EXERCISE REQUIREMENTS:
From the listing below, return each line that includes "chart".

SUPPLIED INFORMATION:
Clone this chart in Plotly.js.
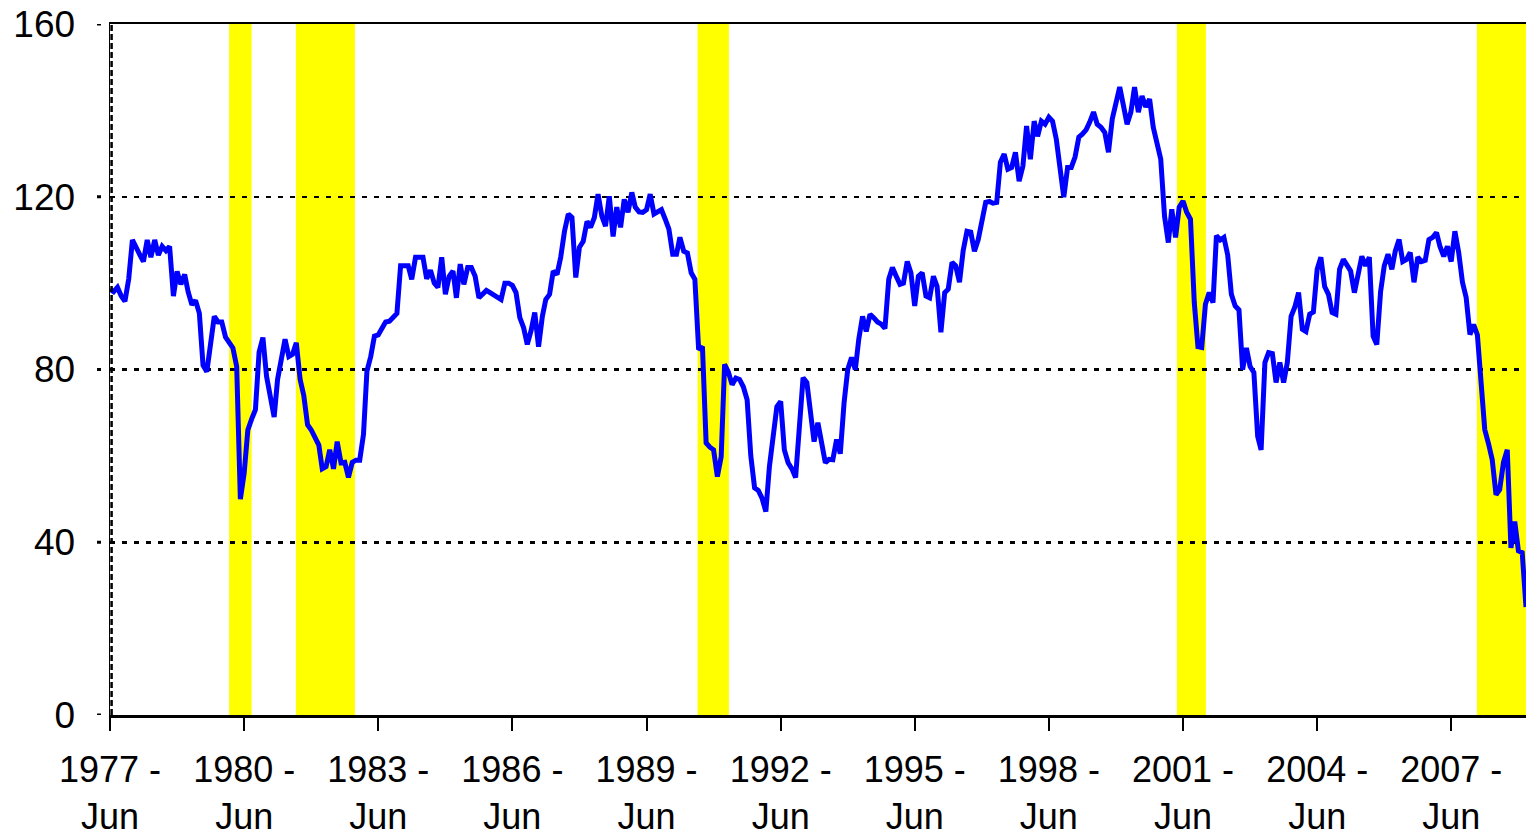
<!DOCTYPE html>
<html>
<head>
<meta charset="utf-8">
<script src="https://cdn.plot.ly/plotly-3.0.1.min.js"></script>
<style>
html,body{margin:0;padding:0;background:#fff;}
#chart{width:1526px;height:839px;}
</style>
</head>
<body>
<div id="chart"></div>
<script>
// Monthly consumer confidence index, June 1977 to February 2009
const startYear = 1977;
const startMonth = 6;
const confidence = [
  // 1977 Jun-Dec
  98.6, 98, 99, 97, 95.8, 101, 110,
  // 1978
  108, 106.5, 105, 110, 106, 110, 106.5, 108.5, 107.5, 108.5, 97, 102.7,
  // 1979
  99.7, 102, 98, 95, 96, 93, 81, 79.5, 86, 92.3, 91, 91,
  // 1980
  87.5, 86, 85, 80.7, 50, 56, 66, 68.5, 70.7, 84, 87.4, 78.4,
  // 1981
  73.5, 69, 77.7, 82, 87, 83, 83.5, 86.2, 77.7, 74, 67.2, 66,
  // 1982
  64.5, 62.5, 57, 57.5, 61.4, 57, 63.3, 58.4, 58.5, 55, 58.5, 59,
  // 1983
  59, 65, 79.6, 83, 87.7, 88, 89.5, 91, 91.2, 92, 93, 104,
  // 1984
  104, 104, 100.9, 106, 106, 106, 101, 103, 100, 99, 106, 97.4,
  // 1985
  101.6, 102.8, 96.6, 104.4, 99.7, 103.6, 103.6, 101.6, 96.6, 97.5, 98.3, 97.8,
  // 1986
  97.3, 96.8, 96.2, 100, 100, 99.5, 97.8, 92, 89.7, 85.8, 89, 93.2,
  // 1987
  85.3, 92.3, 96.2, 97.4, 102.8, 102, 106, 112, 116, 115.2, 101.3, 108.3,
  // 1988
  109.7, 114.3, 112.9, 115.2, 120.6, 115.5, 113.2, 120.1, 110.8, 117.6, 112.9, 119.4,
  // 1989
  116.4, 121, 117.6, 116.5, 116.4, 117, 120.6, 116, 116.5, 117, 114.8, 112.5,
  // 1990
  106.7, 106.7, 110.6, 107.4, 107, 102.4, 100.9, 84.6, 85.3, 63, 62, 61.4,
  // 1991
  55.2, 59.8, 81.2, 79.4, 76.5, 78, 77.7, 76, 73, 60, 52.6, 52,
  // 1992
  50.2, 47.1, 57.5, 65, 71.4, 72.6, 61.4, 58.4, 57, 55, 65.5, 78.1,
  // 1993
  77, 68.4, 63.3, 67.7, 62.2, 58.4, 59.2, 59.1, 63.8, 60.5, 72.3, 80,
  // 1994
  82.8, 80, 87, 92.3, 88.8, 92.8, 92, 91, 90.5, 89.5, 100.9, 103.6,
  // 1995
  101.6, 99.7, 100, 105, 102.4, 94.7, 101.6, 102.4, 97, 96.6, 101.6, 99.2,
  // 1996
  88.6, 97.8, 98.6, 104.8, 104, 100.2, 107.5, 112, 111.8, 107.4, 110.1, 114.8,
  // 1997
  118.7, 118.9, 118.5, 118.7, 128, 129.9, 126.4, 126.8, 130.3, 123.6, 127.1, 136.4,
  // 1998
  128.7, 137.5, 134, 137.5, 136.8, 138.4, 137.5, 133.3, 127.1, 119.9, 126.8, 126.8,
  // 1999
  129.2, 133.8, 134.5, 135.5, 137.3, 139.6, 136.8, 136.1, 134.9, 130.3, 138, 141.9,
  // 2000
  145.4, 141, 136.8, 139.6, 145.4, 139.6, 143.3, 140.8, 142.6, 136.1, 132.6, 128.7,
  // 2001
  115.5, 109.4, 117.1, 110.6, 117.6, 119, 116.4, 114.8, 95.5, 85.3, 85.1, 95.1,
  // 2002
  97.8, 95.5, 111, 110, 110.6, 106.5, 97.4, 94.7, 93.8, 80, 85, 80.7,
  // 2003
  79.3, 64.5, 61.4, 81.6, 83.9, 83.7, 77, 81.6, 77, 81.6, 92.3, 94.4,
  // 2004
  97.8, 89.3, 88.8, 92.8, 93.3, 103.2, 106, 99.2, 97.4, 93.2, 92.8, 103.2,
  // 2005
  105.5, 104.3, 102.8, 97.8, 102.4, 106.2, 104, 106, 87.7, 85.8, 98, 104,
  // 2006
  106.7, 103.2, 107.4, 110.1, 105, 105.5, 107.1, 100.2, 106, 105, 105.3, 110.1,
  // 2007
  110.6, 111.7, 108.5, 106.2, 108.5, 105, 112, 107.1, 100.2, 96.7, 88.1, 90.4,
  // 2008
  88, 76.5, 66.1, 62.8, 59.1, 51, 52.2, 58.5, 61.4, 38.7, 44.8, 38,
  // 2009 Jan-Feb
  37.6, 25
];

const tickDates = ['1977-06-01','1980-06-01','1983-06-01','1986-06-01','1989-06-01','1992-06-01',
                   '1995-06-01','1998-06-01','2001-06-01','2004-06-01','2007-06-01'];
const tickLabels = ['1977 -<br>Jun','1980 -<br>Jun','1983 -<br>Jun','1986 -<br>Jun','1989 -<br>Jun',
                    '1992 -<br>Jun','1995 -<br>Jun','1998 -<br>Jun','2001 -<br>Jun','2004 -<br>Jun','2007 -<br>Jun'];
const yTicks = [0, 40, 80, 120, 160];

// Recession shading periods
const recessionStart = ['1980-01-30','1981-07-29','1990-07-23','2001-04-12','2007-12-28'];
const recessionEnd   = ['1980-08-01','1982-11-23','1991-04-05','2001-12-05','2009-02-01'];

// Build month dates
const dates = confidence.map((_, k) => {
  const m0 = (startMonth - 1) + k;
  const y = startYear + Math.floor(m0 / 12);
  const m = (m0 % 12) + 1;
  return y + '-' + String(m).padStart(2, '0') + '-01';
});

const FONT = 'Liberation Sans, Arial, Helvetica, sans-serif';

const shapes = [];
recessionStart.forEach((s, k) => {
  shapes.push({
    type: 'rect', xref: 'x', yref: 'paper', x0: s, x1: recessionEnd[k], y0: 0, y1: 1,
    fillcolor: '#FFFF00', line: {width: 0}, layer: 'between'
  });
});
// dotted tick marks on the value axis (left of the axis line)
yTicks.forEach(v => {
  shapes.push({
    type: 'line', xref: 'paper', yref: 'y', x0: -13/1416, x1: -1/1416, y0: v, y1: v,
    line: {color: '#000', width: 3, dash: '4px,8px'}, layer: 'above'
  });
});
// dotted inner border on left edge
shapes.push({
  type: 'line', xref: 'paper', yref: 'paper', x0: 1.6/1416, x1: 1.6/1416, y0: 0, y1: 1,
  line: {color: '#000', width: 2.5, dash: '6px,3px'}, layer: 'above'
});

const trace = {
  type: 'scatter', mode: 'lines', x: dates, y: confidence,
  line: {color: '#0000FF', width: 5},
  hoverinfo: 'x+y', showlegend: false
};

const layout = {
  width: 1526, height: 839,
  margin: {l: 110, r: 0, t: 24, b: 124, pad: 0},
  paper_bgcolor: '#FFFFFF', plot_bgcolor: '#FFFFFF',
  font: {family: FONT, size: 36, color: '#000'},
  showlegend: false,
  xaxis: {
    type: 'date',
    range: [dates[0], dates[dates.length - 1]],
    tickmode: 'array', tickvals: tickDates, ticktext: tickLabels,
    ticks: 'outside', ticklen: 13, tickwidth: 2, tickcolor: '#000',
    showline: true, linecolor: '#000', linewidth: 2.5, mirror: true,
    showgrid: false, zeroline: false,
    tickfont: {family: FONT, size: 36, color: '#000'},
    ticklabelstandoff: 8
  },
  yaxis: {
    range: [0, 160],
    tickmode: 'array', tickvals: yTicks, ticktext: yTicks.map(String),
    ticks: '', showline: true, linecolor: '#000', linewidth: 1.5,
    showgrid: true, gridcolor: '#000', gridwidth: 2.5, griddash: '5px,7px',
    zeroline: false,
    tickfont: {family: FONT, size: 37, color: '#000'},
    ticklabelstandoff: 26
  },
  shapes: shapes
};

Plotly.newPlot('chart', [trace], layout, {displayModeBar: false, staticPlot: true});
</script>
</body>
</html>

THE COMPLETED TASK:
Clone this chart in Plotly.js.
#chart{width:1526px;height:839px;}
<div id="chart"></div>
Plotly.newPlot('chart', [trace], layout, {displayModeBar: false, staticPlot: true});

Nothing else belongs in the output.